Every implementation that reads or writes Hydra JSON modules must conform to the rules below.
The exchange format's primary audience is the Hydra toolchain (the per-target coders,
bootstrap-from-json, the per-package digest checks), not humans.
At 380+ modules with deeply nested term trees, no encoded module is meaningfully
readable by hand in any text format; debugging uses jq or scripts.
That tilts the trade firmly toward JSON over YAML or other text formats:
- Universal tooling. Every target language has a first-class JSON parser in its standard library or a single canonical choice. YAML has multiple incompatible dialects (1.1 vs 1.2, flow vs block, anchor semantics) and a long history of parser CVEs. Multiplying that exposure across nine host implementations is not a trade we want to make.

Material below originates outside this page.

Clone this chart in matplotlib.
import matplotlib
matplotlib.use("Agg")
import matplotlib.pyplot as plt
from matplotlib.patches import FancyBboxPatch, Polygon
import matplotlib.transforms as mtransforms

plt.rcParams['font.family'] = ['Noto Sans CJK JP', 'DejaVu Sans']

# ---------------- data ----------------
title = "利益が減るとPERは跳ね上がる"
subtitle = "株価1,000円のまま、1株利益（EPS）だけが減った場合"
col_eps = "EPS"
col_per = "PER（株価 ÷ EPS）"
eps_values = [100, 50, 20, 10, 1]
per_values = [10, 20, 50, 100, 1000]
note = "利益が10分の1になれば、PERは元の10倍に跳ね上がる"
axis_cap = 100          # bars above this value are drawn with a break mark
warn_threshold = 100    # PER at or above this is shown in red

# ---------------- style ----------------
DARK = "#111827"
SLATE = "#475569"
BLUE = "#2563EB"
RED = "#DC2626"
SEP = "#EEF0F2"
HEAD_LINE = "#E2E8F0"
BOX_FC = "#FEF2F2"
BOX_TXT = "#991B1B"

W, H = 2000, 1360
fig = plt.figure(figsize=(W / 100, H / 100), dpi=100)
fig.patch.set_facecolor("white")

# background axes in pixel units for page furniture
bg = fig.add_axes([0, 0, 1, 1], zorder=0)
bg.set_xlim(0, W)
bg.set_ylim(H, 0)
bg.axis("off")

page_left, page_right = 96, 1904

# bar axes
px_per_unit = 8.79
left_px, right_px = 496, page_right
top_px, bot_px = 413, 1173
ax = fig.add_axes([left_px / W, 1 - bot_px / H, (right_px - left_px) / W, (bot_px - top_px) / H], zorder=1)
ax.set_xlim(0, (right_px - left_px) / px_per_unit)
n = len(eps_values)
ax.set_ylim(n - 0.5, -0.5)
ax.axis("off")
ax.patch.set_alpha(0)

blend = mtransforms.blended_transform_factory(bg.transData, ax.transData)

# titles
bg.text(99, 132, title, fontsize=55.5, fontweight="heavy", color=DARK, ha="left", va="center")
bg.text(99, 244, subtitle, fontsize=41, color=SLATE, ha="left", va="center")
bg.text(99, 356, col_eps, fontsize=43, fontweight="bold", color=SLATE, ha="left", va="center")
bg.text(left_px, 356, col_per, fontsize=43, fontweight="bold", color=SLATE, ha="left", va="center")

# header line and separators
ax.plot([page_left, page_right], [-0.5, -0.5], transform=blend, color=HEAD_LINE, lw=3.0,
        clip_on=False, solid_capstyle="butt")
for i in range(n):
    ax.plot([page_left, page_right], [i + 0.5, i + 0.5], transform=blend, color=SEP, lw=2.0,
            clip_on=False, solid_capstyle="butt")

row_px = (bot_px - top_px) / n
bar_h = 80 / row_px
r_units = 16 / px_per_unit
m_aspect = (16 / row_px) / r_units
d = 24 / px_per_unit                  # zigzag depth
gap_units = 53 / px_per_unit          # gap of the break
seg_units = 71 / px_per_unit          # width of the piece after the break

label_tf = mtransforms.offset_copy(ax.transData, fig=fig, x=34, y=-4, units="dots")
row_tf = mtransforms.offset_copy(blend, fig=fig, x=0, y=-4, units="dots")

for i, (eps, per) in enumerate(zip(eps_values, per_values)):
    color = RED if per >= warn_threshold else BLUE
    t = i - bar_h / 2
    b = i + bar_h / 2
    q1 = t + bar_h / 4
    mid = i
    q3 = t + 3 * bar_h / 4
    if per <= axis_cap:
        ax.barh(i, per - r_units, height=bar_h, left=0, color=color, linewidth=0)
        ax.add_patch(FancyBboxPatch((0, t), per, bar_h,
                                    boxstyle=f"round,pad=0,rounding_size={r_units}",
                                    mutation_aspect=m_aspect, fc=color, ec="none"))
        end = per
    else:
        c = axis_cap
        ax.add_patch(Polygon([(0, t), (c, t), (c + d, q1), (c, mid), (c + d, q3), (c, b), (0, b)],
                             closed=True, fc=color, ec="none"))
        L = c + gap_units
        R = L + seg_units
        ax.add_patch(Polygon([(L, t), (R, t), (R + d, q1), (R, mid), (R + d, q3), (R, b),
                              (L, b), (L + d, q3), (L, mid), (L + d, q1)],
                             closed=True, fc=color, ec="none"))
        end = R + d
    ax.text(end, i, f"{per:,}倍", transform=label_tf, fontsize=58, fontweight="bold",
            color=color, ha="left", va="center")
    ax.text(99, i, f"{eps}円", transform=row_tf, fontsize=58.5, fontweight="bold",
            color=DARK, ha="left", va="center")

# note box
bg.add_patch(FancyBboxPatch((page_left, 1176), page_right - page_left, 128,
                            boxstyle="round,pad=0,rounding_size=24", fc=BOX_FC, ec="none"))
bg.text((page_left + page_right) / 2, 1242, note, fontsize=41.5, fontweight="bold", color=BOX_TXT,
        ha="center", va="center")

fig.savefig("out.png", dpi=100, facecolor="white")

- Deterministic serialization. The byte-equivalence guarantee in Top-level shape and the digest-driven cache layer depend on a single canonical encoding. YAML admits multiple valid serializations of the same logical document; enforcing a canonical form across nine implementations would be additional work.
- Schema fit. Hydra terms map cleanly onto JSON's primitive set: literals, records as objects, variants as one-key objects, lists as arrays. None of YAML's distinguishing features — anchors, multi-document streams, custom tags, comments — would add value; Hydra's own annotation type is the principled place for in-band metadata.

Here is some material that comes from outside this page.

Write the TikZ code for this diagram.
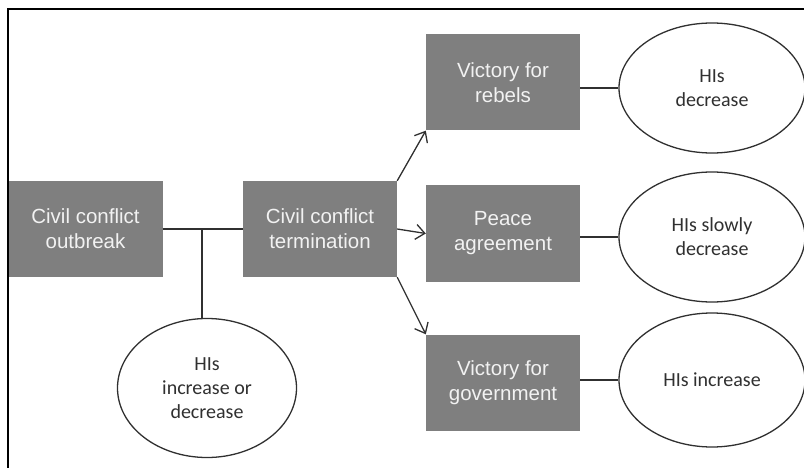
\documentclass[tikz,border=0pt]{standalone}
\usepackage{fontspec}
\setmainfont{Liberation Sans}
\newfontfamily\ovalfont{Carlito}
\usepackage{xcolor}
\usetikzlibrary{arrows.meta,positioning,shapes.geometric}

\definecolor{boxgray}{HTML}{7F7F7F}
\definecolor{boxtext}{HTML}{F2F2F2}
\definecolor{inkgray}{HTML}{303030}

\tikzset{
  stage/.style={fill=boxgray, text=boxtext, align=center, inner sep=0pt,
    minimum width=154pt, minimum height=96pt,
    font=\fontsize{20.5}{25}\selectfont},
  effect/.style={ellipse, draw=inkgray, line width=1.3pt, fill=white, align=center,
    inner sep=0pt, text=inkgray, font=\ovalfont\fontsize{20}{24}\selectfont},
  link/.style={draw=inkgray, line width=1.3pt},
}

\begin{document}
\begin{tikzpicture}[x=1pt, y=-1pt, >={Straight Barb[length=9pt,width=15pt]}]

  \useasboundingbox (0,0) rectangle (804,468);

  % Frame
  \draw[line width=2pt] (7.5,468) -- (7.5,9.5) -- (804,9.5);

  % Define coordinates for nodes
  \node[stage] (out) at (85.5, 229) {Civil conflict\\outbreak};
  \node[stage] (term) at (320, 229) {Civil conflict\\termination};
  \node[stage] (reb) at (503, 82.5) {Victory for\\rebels};
  \node[stage] (peace) at (503, 233.5) {Peace\\agreement};
  \node[stage] (gov) at (503, 382.5) {Victory for\\government};
  \node[effect, minimum width=179pt, minimum height=139pt] (mix) at (207, 388) {HIs\\increase or\\decrease};
  \node[effect, minimum width=186pt, minimum height=130pt] (rebE) at (712, 88) {HIs\\decrease};
  \node[effect, minimum width=186pt, minimum height=130pt] (peaceE) at (712, 237) {HIs slowly\\decrease};
  \node[effect, minimum width=186pt, minimum height=134pt] (govE) at (712, 380) {HIs increase};
  \coordinate (jn) at (202, 229);

  % Draw arrows between nodes
  \draw[link] (out) to (term);
  \draw[link] (jn) to (jn |- mix.north);
  \draw[link, ->] (term.north east) to (reb.south west);
  \draw[link, ->] (term.east) to (peace.west);
  \draw[link, ->] (term.south east) to (gov.north west);
  \draw[link] (rebE.west -| reb.east) to (rebE.west);
  \draw[link] (peaceE.west -| peace.east) to (peaceE.west);
  \draw[link] (govE.west -| gov.east) to (govE.west);

\end{tikzpicture}
\end{document}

- Smaller surface. The JSON coder is a small, well-tested module sitting on the critical bootstrapping path. Replacing it carries cost.
The one dimension where YAML would win is file size: typically 2-3× smaller for deeply
nested terms with short keys. That isn't load-bearing — dist/json/ compresses well in
git packs, and the dominant time costs in sync are inference and code generation, not I/O.
If compactness becomes a real bottleneck, a binary encoding (CBOR, protobuf, or a Hydra-native
schema-driven format) would beat YAML on every dimension that matters.
Every JSON file under dist/json/**/src/<set>/json/**/*.json (apart from manifest.json)
encodes exactly one Hydra Module.
The file is JSON-pretty-printed with stable, deterministic output:
the same module always produces byte-identical JSON.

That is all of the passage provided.